Short exercise
Starting at the first line of the listing below, repeat each line up to and including the one containing "const toRight = d". Leave out pictures.
━━━━━ Dataset extract
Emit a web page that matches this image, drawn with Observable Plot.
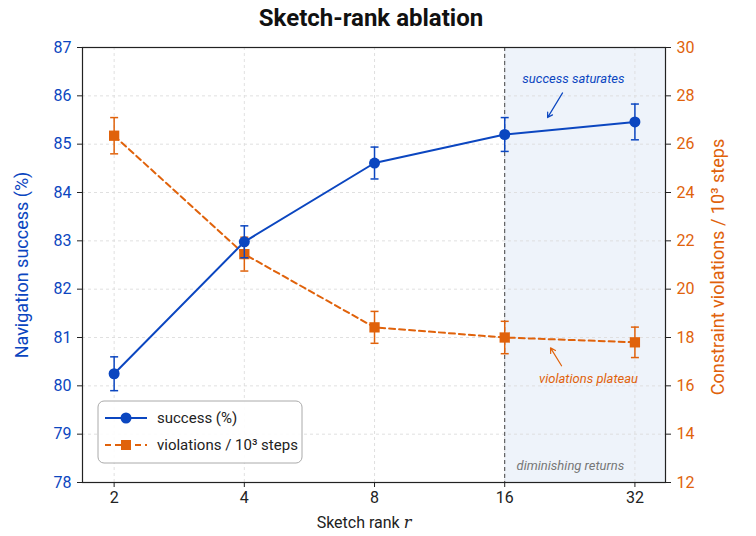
<!DOCTYPE html>
<html>
<head>
<meta charset="utf-8">
<script src="https://cdn.jsdelivr.net/npm/d3@7"></script>
<script src="https://cdn.jsdelivr.net/npm/@observablehq/plot@0.6"></script>
<style>
  body { margin: 0; background: #fff; font-family: Roboto, "Noto Sans", sans-serif; }
  #title { height: 36px; width: 742px; padding-right: 14px; display: flex; align-items: center; justify-content: center;
           font-weight: bold; font-size: 24px; color: #111; }
</style>
</head>
<body>
<div id="title">Sketch-rank ablation</div>
<div id="chart"></div>
<script>
// ---- data ----
const ranks = [2, 4, 8, 16, 32];
const success = [80.25, 82.98, 84.61, 85.2, 85.46];
const successErr = [0.35, 0.33, 0.33, 0.35, 0.37];
const violations = [26.35, 21.45, 18.42, 18.0, 17.8];
const violationsErr = [0.75, 0.7, 0.66, 0.67, 0.63];
const leftTicks = [78, 79, 80, 81, 82, 83, 84, 85, 86, 87];
const rightTicks = [12, 14, 16, 18, 20, 22, 24, 26, 28, 30];
const xDomain = [1.69, 37.66];
const plateauStart = 16;
// annotations (data units; y in left units unless noted)
const noteSuccess = {text: "success saturates", x: 23.07, y: 86.35, ax1: 21.77, ay1: 86.06, ax2: 20.1, ay2: 85.55};
const notePlateau = {text: "violations plateau", x: 25.0, y: 16.29, ax1: 21.65, ay1: 16.83, ax2: 20.42, ay2: 17.57}; // right units
const noteReturns = {text: "diminishing returns", x: 22.7, y: 78.35};

const BLUE = "#0b46c0";
const ORANGE = "#e0620b";
const FONT = "Roboto, 'Noto Sans', sans-serif";

// right-axis values mapped into left-axis units
const toLeft = v => 78 + (v - 12) * (87 - 78) / (30 - 12);
const toRight = d => 12 + (d - 78) * (30 - 12) / (87 - 78);

const sData = ranks.map((r, i) => ({r, y: success[i], lo: success[i] - successErr[i], hi: success[i] + successErr[i]}));
const vData = ranks.map((r, i) => ({r, y: toLeft(violations[i]), lo: toLeft(violations[i] - violationsErr[i]), hi: toLeft(violations[i] + violationsErr[i])}));

const capSymbol = {draw(ctx) { ctx.moveTo(-4, 0); ctx.lineTo(4, 0); }};
const GRID = {stroke: "#dddddd", strokeOpacity: 1, strokeDasharray: "3,3", strokeWidth: 0.9};

const plot = Plot.plot({
  width: 756,
  height: 500,
  marginTop: 11,
  marginBottom: 54,
  marginLeft: 82,
  marginRight: 91,
  style: {fontFamily: FONT, background: "transparent"},
  x: {type: "log", base: 2, domain: xDomain},
  y: {domain: [78, 87]},
  marks: [
    Plot.rect([{x1: plateauStart, x2: xDomain[1]}], {x1: "x1", x2: "x2", y1: 78, y2: 87, fill: "#eef3fa"}),
    Plot.gridY(leftTicks, GRID),
    Plot.gridX(ranks, GRID),
    Plot.ruleX([plateauStart], {stroke: "#444", strokeWidth: 1, strokeDasharray: "4,3"}),
    // violations
    Plot.line(vData, {x: "r", y: "y", stroke: ORANGE, strokeWidth: 2, strokeDasharray: "6,4"}),
    Plot.ruleX(vData, {x: "r", y1: "lo", y2: "hi", stroke: ORANGE, strokeWidth: 1.5}),
    Plot.dot(vData, {x: "r", y: "lo", symbol: capSymbol, stroke: ORANGE, strokeWidth: 1.5, r: 4}),
    Plot.dot(vData, {x: "r", y: "hi", symbol: capSymbol, stroke: ORANGE, strokeWidth: 1.5, r: 4}),
    Plot.dot(vData, {x: "r", y: "y", symbol: "square", fill: ORANGE, r: 5.8}),
    // success
    Plot.line(sData, {x: "r", y: "y", stroke: BLUE, strokeWidth: 2}),
    Plot.ruleX(sData, {x: "r", y1: "lo", y2: "hi", stroke: BLUE, strokeWidth: 1.5}),
    Plot.dot(sData, {x: "r", y: "lo", symbol: capSymbol, stroke: BLUE, strokeWidth: 1.5, r: 4}),
    Plot.dot(sData, {x: "r", y: "hi", symbol: capSymbol, stroke: BLUE, strokeWidth: 1.5, r: 4}),
    Plot.dot(sData, {x: "r", y: "y", fill: BLUE, r: 5.5}),
    // annotations
    Plot.text([noteSuccess], {x: "x", y: "y", text: "text", fill: BLUE, fontStyle: "italic", fontSize: 13}),
    Plot.arrow([noteSuccess], {x1: "ax1", y1: "ay1", x2: "ax2", y2: "ay2", stroke: BLUE, strokeWidth: 1.2, headLength: 7}),
    Plot.text([notePlateau], {x: "x", y: d => toLeft(d.y), text: "text", fill: ORANGE, fontStyle: "italic", fontSize: 13}),
    Plot.arrow([notePlateau], {x1: "ax1", y1: d => toLeft(d.ay1), x2: "ax2", y2: d => toLeft(d.ay2), stroke: ORANGE, strokeWidth: 1.2, headLength: 7}),
    Plot.text([noteReturns], {x: "x", y: "y", text: "text", fill: "#777", fontStyle: "italic", fontSize: 13}),
    Plot.frame({stroke: "#222", strokeWidth: 1.2}),
    // axes
    Plot.axisX({ticks: ranks, tickFormat: d => String(d), tickSize: 5, tickPadding: 4, fontSize: 16, stroke: "#222", fill: "#222", label: null}),
    Plot.axisY({ticks: leftTicks, tickSize: 5, tickPadding: 6, fontSize: 16, stroke: "#222", fill: BLUE, label: null}),
    Plot.axisY({anchor: "right", ticks: rightTicks.map(toLeft), tickFormat: d => String(Math.round(toRight(d))),
                tickSize: 5, tickPadding: 6, fontSize: 16, stroke: "#222", fill: ORANGE, label: null})
  ]
});

document.getElementById("chart").appendChild(plot);

const svg = d3.select(plot);

// axis labels
svg.append("text").attr("transform", "translate(22,229) rotate(-90)").attr("text-anchor", "middle")
  .attr("dy", "0.35em").attr("font-size", 18).attr("fill", BLUE).attr("font-family", FONT)
  .text("Navigation success (%)");
svg.append("text").attr("transform", "translate(718,231) rotate(-90)").attr("text-anchor", "middle")
  .attr("dy", "0.35em").attr("font-size", 18).attr("fill", ORANGE).attr("font-family", FONT)
  .text("Constraint violations / 10³ steps");

// x axis label with italic r
const xl = svg.append("text").attr("x", 364).attr("y", 492).attr("text-anchor", "middle")
  .attr("font-size", 16).attr("fill", "#222").attr("font-family", FONT);
xl.append("tspan").text("Sketch rank ");
xl.append("tspan").attr("font-family", "'DejaVu Serif', 'Liberation Serif', serif").attr("font-style", "italic").text("r");

// legend
const lg = svg.append("g").attr("font-family", FONT).attr("text-anchor", "start");
lg.append("rect").attr("x", 98).attr("y", 365).attr("width", 204).attr("height", 62).attr("rx", 6)
  .attr("fill", "white").attr("fill-opacity", 0.9).attr("stroke", "#aaa").attr("stroke-width", 1);
const entries = [
  {label: "success (%)", color: BLUE, dash: null, shape: "circle"},
  {label: "violations / 10³ steps", color: ORANGE, dash: "6,4", shape: "square"}
];
entries.forEach((e, i) => {
  const y = 382 + i * 27;
  lg.append("line").attr("x1", 105).attr("x2", 147).attr("y1", y).attr("y2", y)
    .attr("stroke", e.color).attr("stroke-width", 2).attr("stroke-dasharray", e.dash);
  if (e.shape === "circle") lg.append("circle").attr("cx", 126).attr("cy", y).attr("r", 5.5).attr("fill", e.color);
  else lg.append("rect").attr("x", 121).attr("y", y - 5).attr("width", 10).attr("height", 10).attr("fill", e.color);
  lg.append("text").attr("x", 157).attr("y", y).attr("dy", "0.35em").attr("font-size", 15).attr("fill", "#222")
    .attr("text-anchor", "start").text(e.label);
});
</script>
</body>
</html>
━━━━━━━━━━
Response
Emit a web page that matches this image, drawn with Observable Plot.
<!DOCTYPE html>
<html>
<head>
<meta charset="utf-8">
<script src="https://cdn.jsdelivr.net/npm/d3@7"></script>
<script src="https://cdn.jsdelivr.net/npm/@observablehq/plot@0.6"></script>
<style>
  body { margin: 0; background: #fff; font-family: Roboto, "Noto Sans", sans-serif; }
  #title { height: 36px; width: 742px; padding-right: 14px; display: flex; align-items: center; justify-content: center;
           font-weight: bold; font-size: 24px; color: #111; }
</style>
</head>
<body>
<div id="title">Sketch-rank ablation</div>
<div id="chart"></div>
<script>
// ---- data ----
const ranks = [2, 4, 8, 16, 32];
const success = [80.25, 82.98, 84.61, 85.2, 85.46];
const successErr = [0.35, 0.33, 0.33, 0.35, 0.37];
const violations = [26.35, 21.45, 18.42, 18.0, 17.8];
const violationsErr = [0.75, 0.7, 0.66, 0.67, 0.63];
const leftTicks = [78, 79, 80, 81, 82, 83, 84, 85, 86, 87];
const rightTicks = [12, 14, 16, 18, 20, 22, 24, 26, 28, 30];
const xDomain = [1.69, 37.66];
const plateauStart = 16;
// annotations (data units; y in left units unless noted)
const noteSuccess = {text: "success saturates", x: 23.07, y: 86.35, ax1: 21.77, ay1: 86.06, ax2: 20.1, ay2: 85.55};
const notePlateau = {text: "violations plateau", x: 25.0, y: 16.29, ax1: 21.65, ay1: 16.83, ax2: 20.42, ay2: 17.57}; // right units
const noteReturns = {text: "diminishing returns", x: 22.7, y: 78.35};

const BLUE = "#0b46c0";
const ORANGE = "#e0620b";
const FONT = "Roboto, 'Noto Sans', sans-serif";

// right-axis values mapped into left-axis units
const toLeft = v => 78 + (v - 12) * (87 - 78) / (30 - 12);
const toRight = d => 12 + (d - 78) * (30 - 12) / (87 - 78);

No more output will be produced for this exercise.